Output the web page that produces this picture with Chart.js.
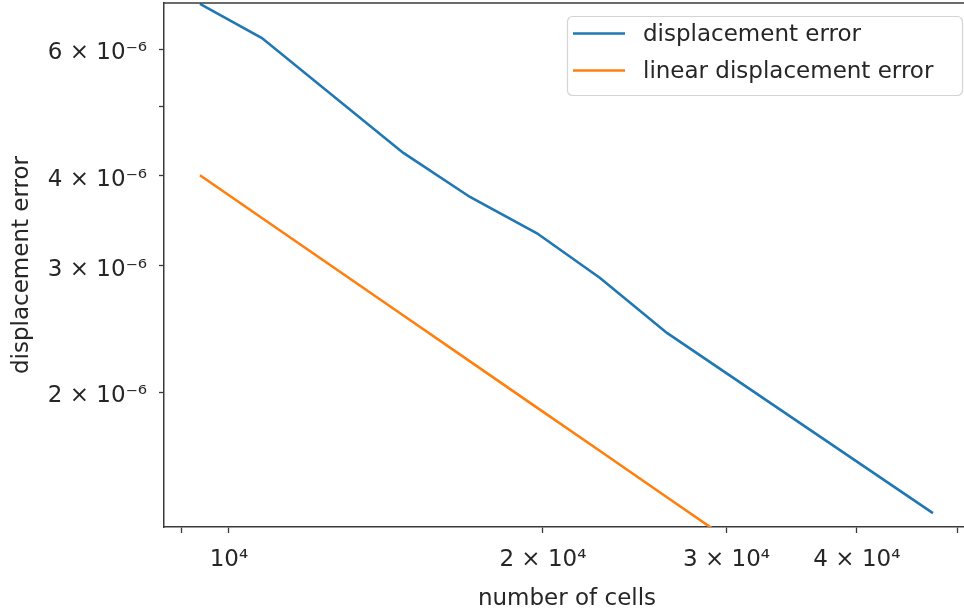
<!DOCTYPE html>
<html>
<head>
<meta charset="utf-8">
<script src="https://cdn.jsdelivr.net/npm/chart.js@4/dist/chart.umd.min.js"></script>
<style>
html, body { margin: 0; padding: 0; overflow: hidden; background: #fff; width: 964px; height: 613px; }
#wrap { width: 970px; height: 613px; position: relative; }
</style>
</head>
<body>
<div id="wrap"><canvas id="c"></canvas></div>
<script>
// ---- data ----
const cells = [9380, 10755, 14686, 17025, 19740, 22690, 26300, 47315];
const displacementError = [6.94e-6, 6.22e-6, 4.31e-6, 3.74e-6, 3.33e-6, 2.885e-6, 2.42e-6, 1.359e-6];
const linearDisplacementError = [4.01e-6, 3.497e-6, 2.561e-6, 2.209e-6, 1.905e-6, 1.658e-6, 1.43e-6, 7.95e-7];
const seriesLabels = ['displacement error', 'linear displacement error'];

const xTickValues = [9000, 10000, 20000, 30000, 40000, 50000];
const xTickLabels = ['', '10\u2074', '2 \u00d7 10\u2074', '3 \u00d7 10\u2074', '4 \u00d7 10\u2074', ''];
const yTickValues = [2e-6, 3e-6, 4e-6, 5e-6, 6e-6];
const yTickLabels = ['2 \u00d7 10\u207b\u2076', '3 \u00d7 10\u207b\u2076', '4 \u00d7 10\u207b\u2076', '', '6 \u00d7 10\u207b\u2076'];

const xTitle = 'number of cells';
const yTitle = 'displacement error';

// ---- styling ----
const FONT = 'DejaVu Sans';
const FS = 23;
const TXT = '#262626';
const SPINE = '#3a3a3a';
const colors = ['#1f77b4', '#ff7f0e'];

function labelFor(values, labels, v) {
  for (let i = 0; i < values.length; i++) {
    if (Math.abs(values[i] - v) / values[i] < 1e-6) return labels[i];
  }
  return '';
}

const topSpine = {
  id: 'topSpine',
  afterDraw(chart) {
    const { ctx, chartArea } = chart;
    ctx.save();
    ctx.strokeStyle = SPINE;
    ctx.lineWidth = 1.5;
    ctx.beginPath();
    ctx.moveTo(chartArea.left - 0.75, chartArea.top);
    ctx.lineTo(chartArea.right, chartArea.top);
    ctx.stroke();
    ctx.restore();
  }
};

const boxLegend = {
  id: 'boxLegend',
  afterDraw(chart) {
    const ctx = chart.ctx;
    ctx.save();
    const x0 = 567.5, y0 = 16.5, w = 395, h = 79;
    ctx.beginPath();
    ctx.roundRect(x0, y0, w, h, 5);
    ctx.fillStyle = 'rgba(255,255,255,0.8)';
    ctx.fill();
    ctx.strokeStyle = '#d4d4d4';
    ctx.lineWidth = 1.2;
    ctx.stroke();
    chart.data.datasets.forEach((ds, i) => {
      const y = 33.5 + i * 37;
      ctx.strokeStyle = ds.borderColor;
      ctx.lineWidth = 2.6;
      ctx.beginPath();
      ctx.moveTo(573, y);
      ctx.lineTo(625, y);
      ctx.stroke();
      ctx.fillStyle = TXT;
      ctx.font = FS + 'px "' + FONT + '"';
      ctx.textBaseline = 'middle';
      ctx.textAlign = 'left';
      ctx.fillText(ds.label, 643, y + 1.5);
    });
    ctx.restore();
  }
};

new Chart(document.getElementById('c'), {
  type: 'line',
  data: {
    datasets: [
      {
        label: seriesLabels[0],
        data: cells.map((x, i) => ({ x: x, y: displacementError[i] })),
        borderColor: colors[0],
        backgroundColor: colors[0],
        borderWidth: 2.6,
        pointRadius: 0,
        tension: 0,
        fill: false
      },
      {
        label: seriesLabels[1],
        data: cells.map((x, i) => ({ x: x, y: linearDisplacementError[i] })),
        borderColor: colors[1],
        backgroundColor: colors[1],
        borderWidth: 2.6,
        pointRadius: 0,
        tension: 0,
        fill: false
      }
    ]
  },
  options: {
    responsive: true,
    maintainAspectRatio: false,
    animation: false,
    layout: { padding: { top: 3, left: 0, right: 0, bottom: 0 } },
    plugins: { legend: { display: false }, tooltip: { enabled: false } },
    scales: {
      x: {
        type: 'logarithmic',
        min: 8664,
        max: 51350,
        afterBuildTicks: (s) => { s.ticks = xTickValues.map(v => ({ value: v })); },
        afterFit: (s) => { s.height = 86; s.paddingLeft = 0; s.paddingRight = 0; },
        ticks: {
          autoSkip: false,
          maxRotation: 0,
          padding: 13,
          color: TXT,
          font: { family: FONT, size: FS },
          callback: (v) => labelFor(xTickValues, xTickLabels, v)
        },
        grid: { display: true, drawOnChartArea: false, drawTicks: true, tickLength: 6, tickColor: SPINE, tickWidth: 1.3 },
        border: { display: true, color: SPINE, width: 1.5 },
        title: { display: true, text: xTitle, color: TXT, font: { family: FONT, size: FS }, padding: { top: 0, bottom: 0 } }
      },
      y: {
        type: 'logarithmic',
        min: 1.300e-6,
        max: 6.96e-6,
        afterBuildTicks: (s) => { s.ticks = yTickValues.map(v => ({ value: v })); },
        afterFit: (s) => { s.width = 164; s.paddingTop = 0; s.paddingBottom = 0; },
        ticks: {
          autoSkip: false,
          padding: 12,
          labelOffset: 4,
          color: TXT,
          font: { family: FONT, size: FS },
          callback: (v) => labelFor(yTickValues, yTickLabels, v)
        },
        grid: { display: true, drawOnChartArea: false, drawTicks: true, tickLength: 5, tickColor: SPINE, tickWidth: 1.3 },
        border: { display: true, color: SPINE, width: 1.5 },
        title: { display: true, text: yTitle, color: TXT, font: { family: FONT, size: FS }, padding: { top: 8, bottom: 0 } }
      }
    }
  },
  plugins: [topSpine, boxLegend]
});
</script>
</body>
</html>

_Problem to solve_
Restate each line from the start of the listing through the line bearing "const seriesLabels = ['displacement" word for word. Drop the pictures.

_Task result_
Output the web page that produces this picture with Chart.js.
<!DOCTYPE html>
<html>
<head>
<meta charset="utf-8">
<script src="https://cdn.jsdelivr.net/npm/chart.js@4/dist/chart.umd.min.js"></script>
<style>
html, body { margin: 0; padding: 0; overflow: hidden; background: #fff; width: 964px; height: 613px; }
#wrap { width: 970px; height: 613px; position: relative; }
</style>
</head>
<body>
<div id="wrap"><canvas id="c"></canvas></div>
<script>
// ---- data ----
const cells = [9380, 10755, 14686, 17025, 19740, 22690, 26300, 47315];
const displacementError = [6.94e-6, 6.22e-6, 4.31e-6, 3.74e-6, 3.33e-6, 2.885e-6, 2.42e-6, 1.359e-6];
const linearDisplacementError = [4.01e-6, 3.497e-6, 2.561e-6, 2.209e-6, 1.905e-6, 1.658e-6, 1.43e-6, 7.95e-7];
const seriesLabels = ['displacement error', 'linear displacement error'];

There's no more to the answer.